February 8, 2012   CLOSE


Freddie Mac Accused of Betting Against Homeowners

National Public Radio reported allegations Jan. 30 that Freddie Mac bet against struggling borrowers looking to refinance mortgages, and now the Federal Housing Finance Agency is under pressure to explain a Collateralized Mortgage Obligation tool known as an “inverse floater.”

 

According to an investigation by NPR and ProPublica, an independent, nonprofit newsroom, Freddie Mac allegedly invested billions of dollars betting that a certain segment of U.S. homeowners will not be able to refinance their mortgages at today’s historically low rates. NPR further alleged that Freddie has instituted strict underwriting standards that barred homeowners from refinancing for financial gain; the more high-interest loans the government-sponsored enterprise holds the more money it makes.

 

NPR reported that in 2010 and 2011, Freddie sold home loans packaged as mortgage-backed securities but held back a potion of high-risk loans unlikely to qualify for refinancing due to stricter financing guidelines. As a result, those loans provided the GSE with a steady stream of income — income that would decrease if homeowners were allowed to refinance at lower rates.
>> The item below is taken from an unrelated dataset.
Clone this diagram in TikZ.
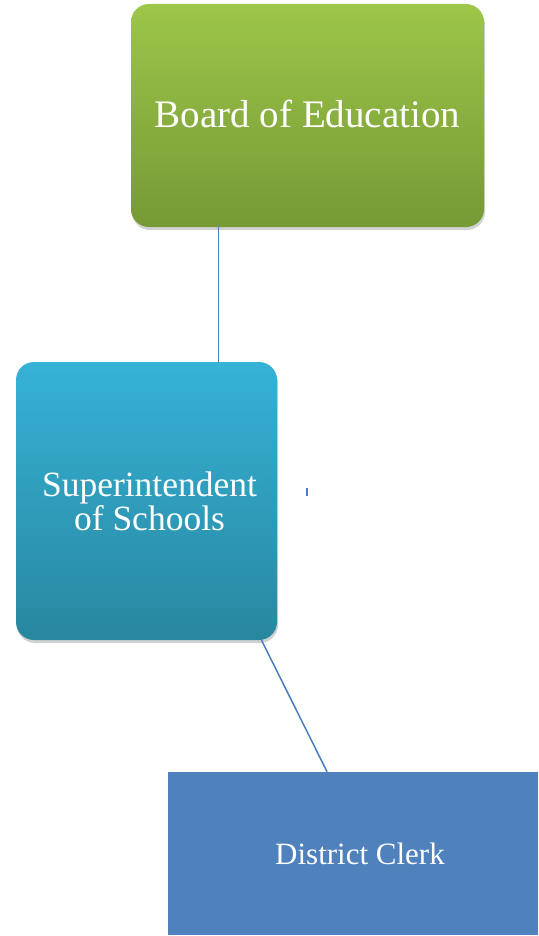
\documentclass[tikz,border=0pt]{standalone}
\usepackage{fontspec}
\setmainfont{Liberation Serif}
\usetikzlibrary{shadows,calc}
\definecolor{greentop}{HTML}{9DC64A}
\definecolor{greenbot}{HTML}{769934}
\definecolor{bluetop}{HTML}{36B2D7}
\definecolor{bluebot}{HTML}{28879F}
\definecolor{clerkblue}{HTML}{4F81BD}
\definecolor{linkblue}{HTML}{4A7EBB}
\tikzset{
  orgbox/.style={rounded corners=18pt, inner sep=0pt, align=center, text=white,
    drop shadow={shadow xshift=1pt, shadow yshift=-3pt, opacity=0.18, fill=black}},
  greenbox/.style={orgbox, top color=greentop, bottom color=greenbot},
  tealbox/.style={orgbox, top color=bluetop, bottom color=bluebot},
  clerkbox/.style={fill=clerkblue, inner sep=0pt, align=center, text=white},
  connector/.style={draw=linkblue, line width=1.5pt}
}
\begin{document}
\begin{tikzpicture}[x=1pt,y=-1pt]
\useasboundingbox (0,0) rectangle (538,936);
\node[greenbox, minimum width=353pt, minimum height=223pt,
  font=\fontsize{39}{44}\selectfont] (board) at (307.5,115.5) {\raisebox{3pt}{Board of Education}};
\node[tealbox, minimum width=261pt, minimum height=278pt,
  font=\fontsize{35.5}{34}\selectfont] (super) at (146.5,501) {\hspace*{6pt}Superintendent\\\hspace*{6pt}of Schools};
\node[clerkbox, minimum width=370pt, minimum height=163pt,
  font=\fontsize{31}{34}\selectfont] (clerk) at (353,853.5) {\hspace*{14pt}District Clerk};
\coordinate (b1) at ($(board.south west)!0.2486!(board.south east)$);
\draw[connector] (b1) -- (b1 |- super.north);
\coordinate (s1) at ($(super.south west)!0.94!(super.south east)$);
\coordinate (c1) at ($(clerk.north west)!0.43!(clerk.north east)$);
\draw[connector] (s1) -- (c1);
\coordinate (tick) at (307,488);
\draw[connector, line width=2pt] (tick) -- ++(0,8);
\end{tikzpicture}
\end{document}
These types of CMOs are called “inverse floaters.”

 

FHFA officials released a statement Jan. 30 refuting the allegations and re-emphasizing the GSE’s commitment to helping struggling borrowers. “Freddie Mac’s retained portfolio investment in inverse floaters did not have any impact on the recent changes to the Home Affordable Refinance Program,” the statement noted. “In evaluating changes to HARP, FHFA specifically directed both Enterprises not to consider changes in their own investment income as part of the HARP evaluation process.” The FHFA statement also noted that Freddie no longer retains inverse floaters.

 

Chris Mayer, a Columbia University economist, told NPR that, “A widespread refinancing program would have many benefits … not only helping the economy and putting tens of billions of dollars back in consumers’ pockets, the equivalent of a very long-term tax cut.” While he acknowledged that inverse floater trades give GSEs a short-term incentive to deny refinancing, they don’t make sense in the long term because of the increased likelihood of foreclosures and resultant financial losses.